To make the hands-on, labs-at-home work the instructors “flipped” the class, encouraging students to design and test their own experiments rather than making them follow strict guidelines from teaching assistants and professors. Abandoning the old ways for physics labs proved positive according to student responses.
Among the comments from students provided as part of the course feedback: “You all are doing great, by far the most fun class I have this quarter, thank you for all the effort you guys have been putting into this, I figure it’s got to be really hard putting together a remote lab, but you guys are doing a pretty dang good job :)”
“We are learning marketable skills with Arduino and Python and the course development team is very receptive to feedback and constantly tries to make the class better. Thank you!”

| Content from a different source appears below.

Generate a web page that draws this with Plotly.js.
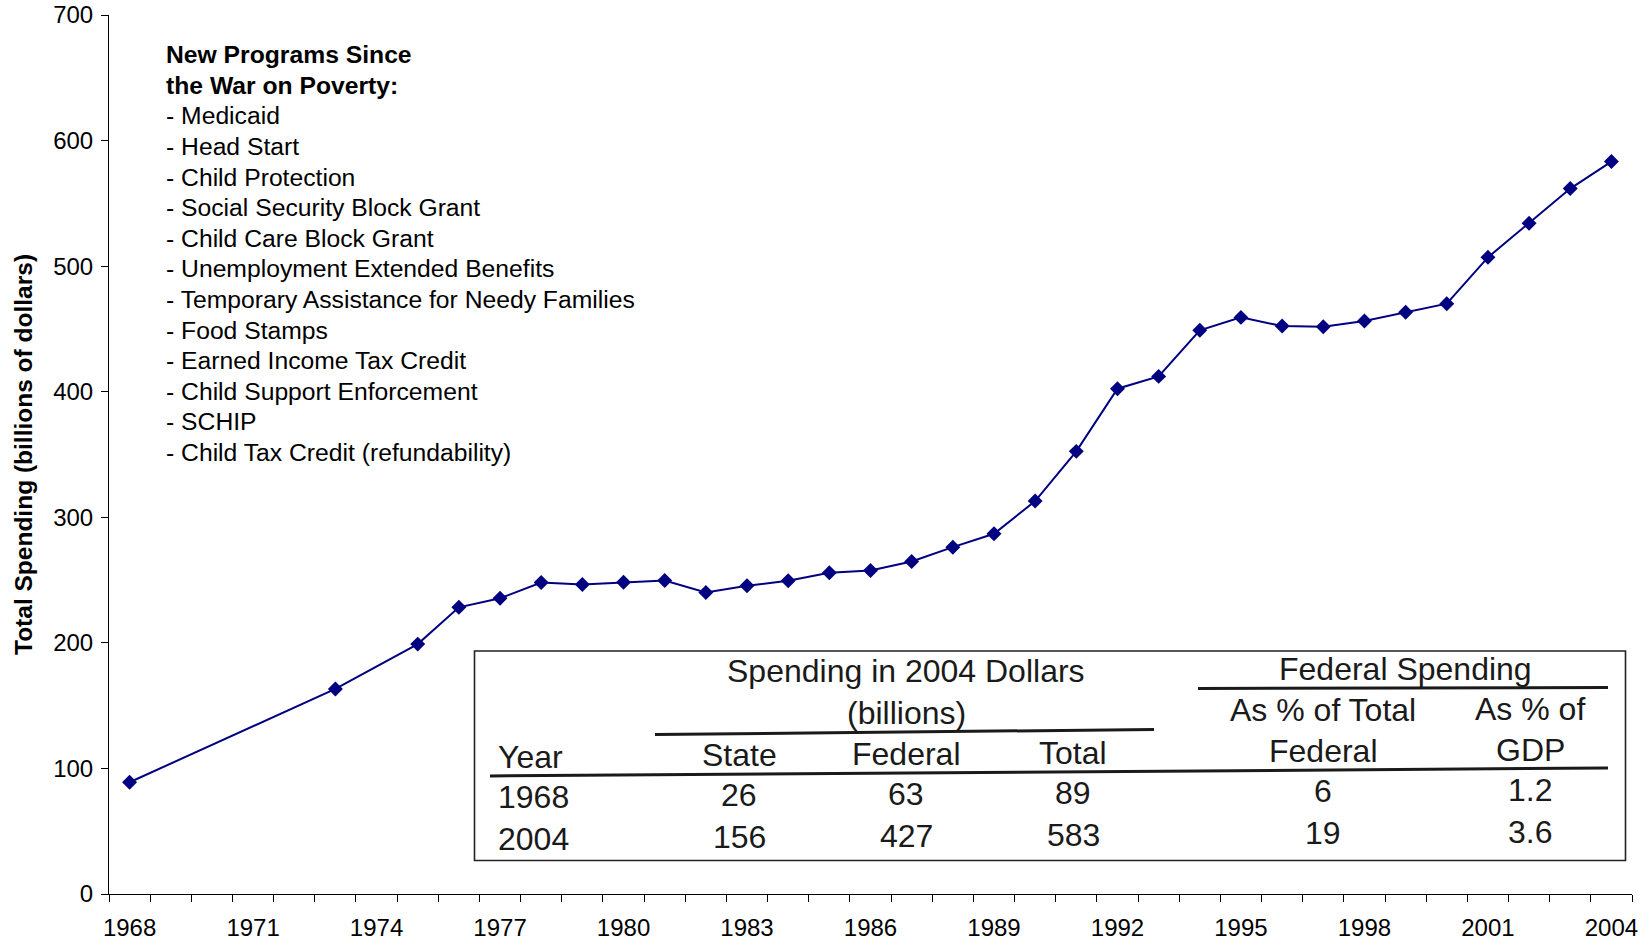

Another change that the group is proud of is asynchronous operation — which allows students to learn at their own pace. This switch has given students flexibility to work at a rate they feel comfortable with, a change that can be beneficial for students who may be struggling with the material.
“The videos demonstrating how to use python and how to set up experiments have been extremely helpful, especially to someone like myself who has no experience with this as I’ve not taken 4AL,” wrote another student.
At the same time, Arisaka said, letting students work at the own pace also allows students who really understand the material to finish their work faster, and he encourages them to go back and help their peers.
Arisaka, who has been teaching physics for more than 30 years, also said it’s time to move away from the notion that students should be competing with one another for grades.
“They can boost their grade if they do better, it has nothing to do with the student next to them, and this message is very important so they can learn something useful,” said Arisaka, who noted that students’ mastery of skills was better than ever this quarter, even though labs were conducted at home.
These changes to the lab structure were possible thanks, in part, to funding and support provided from the UCLA Center for the Advancement of Teaching. “That transition to students having ownership of the experiment is the kind of high-level learning experience that we seek for UCLA students, so we were happy to support that work,” said Adrienne Lavine, associate vice provost for the UCLA Center for the Advancement of Teaching and a professor of mechanical engineering.
For Lavine, the move to remote instruction has created an opportunity for faculty to reflect on their teaching and how that affects student learning. “I think there’s a lot of faculty out there who are doing an incredible job of being thoughtful in how to handle this, and they will learn lessons that can be taken back into in-person instruction,” she said.